Certains acteurs du privés se sont donc engouffrés dans la brèche, accentuant encore un peu plus les inégalités.

"Les colos restent un endroit de mixité sociale, mais le fait qu’il y ait moins de départs la limite, reprend Simon Thirot. Oui il y a des gens qui organisent des colos clairement pour gagner de l'argent, avec un marketing un peu agressif. Je ne vois pas de menace immédiate, mais il faut garder une vigilance pour que les colos de demain aient un contenu éducatif fort et où la mixité soit toujours au cœur des préoccupations des organisateurs". 
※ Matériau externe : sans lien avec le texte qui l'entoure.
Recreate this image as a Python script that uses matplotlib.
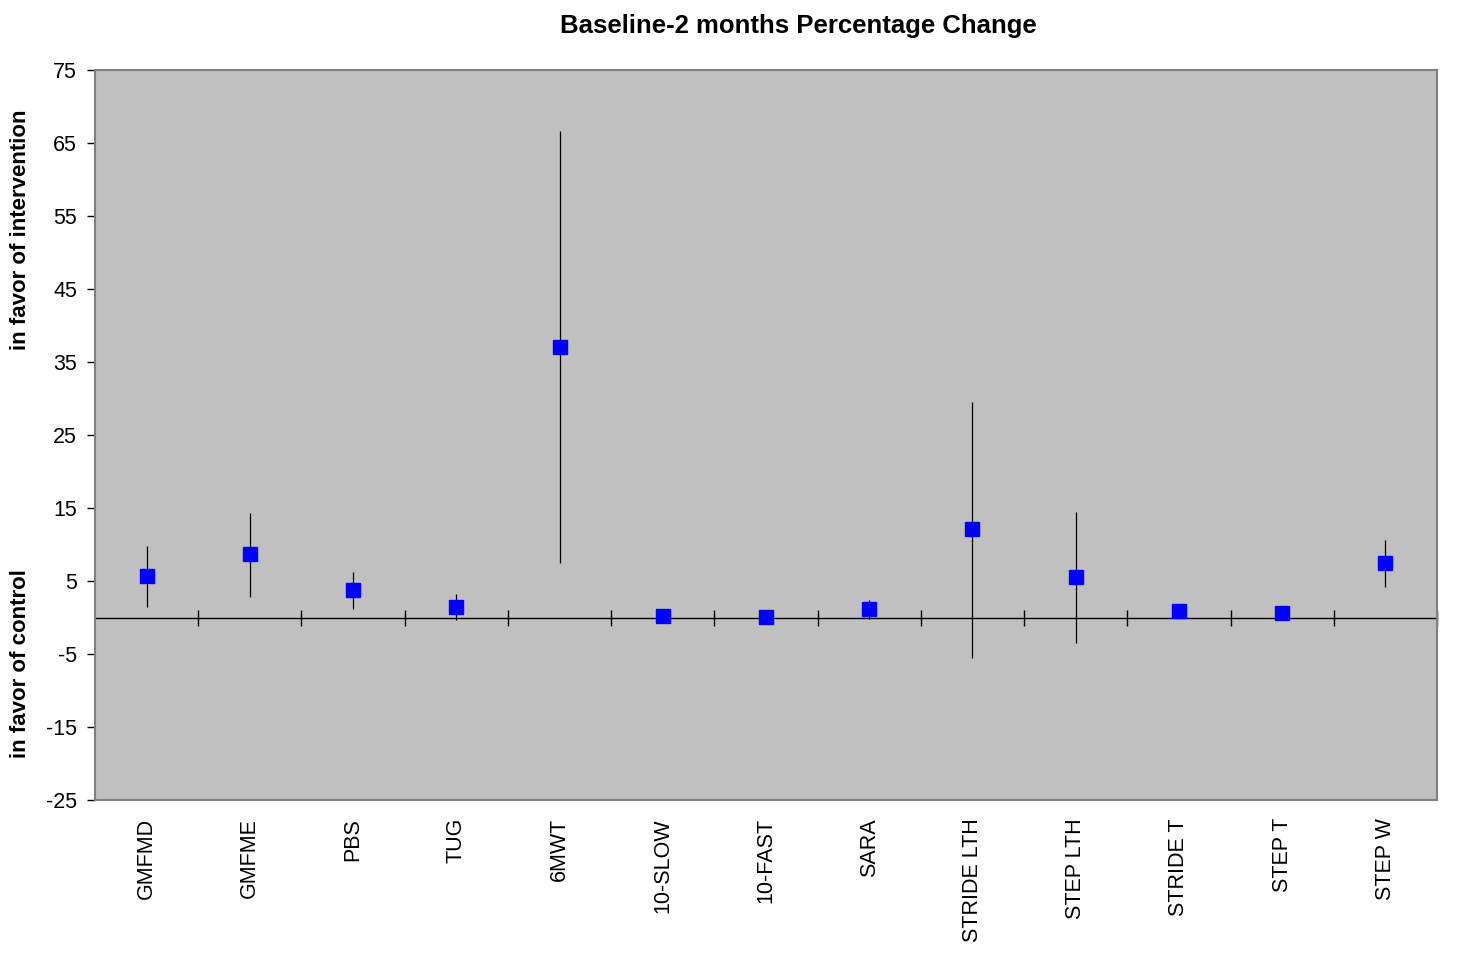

Et la désaffection pour les colos semble même s'accélérer. "Pour la période 2015-2016, il y avait 40.000 départs en moins, par rapport à une baisse qui était déjà continue", prévient Cyril Dheilly, doctorant en science de l’éducation à l’Université de Rouen-Normandie et spécialiste des colos. Si les chiffres pour 2017 n’ont pas été dévoilés, ils ne devraient pas inverser la tendance. Alors, terminées les colos à l’ancienne? "La tendance des séjours à thème participe à séparer les publics. Et le rythme y est parfois difficile, proche de celui du quotidien. Mais il y a des modèles de colos qui émergent, répond le chercheur, qui cite la Maison de Courcelles ou Cités d’enfants. Ce n’est pas LA bonne réponse mais c’est une façon de faire évoluer les choses pour que les enfants puissent participer, décider de leurs vacances, et pas qu’ils soient seulement passifs. Il y a toute une construction en amont: quel est le nom de la colo? Comment on organise notre campement? Quel métier je vais y faire? Il faut repenser les modèles pour que les enfants aient envie de partir".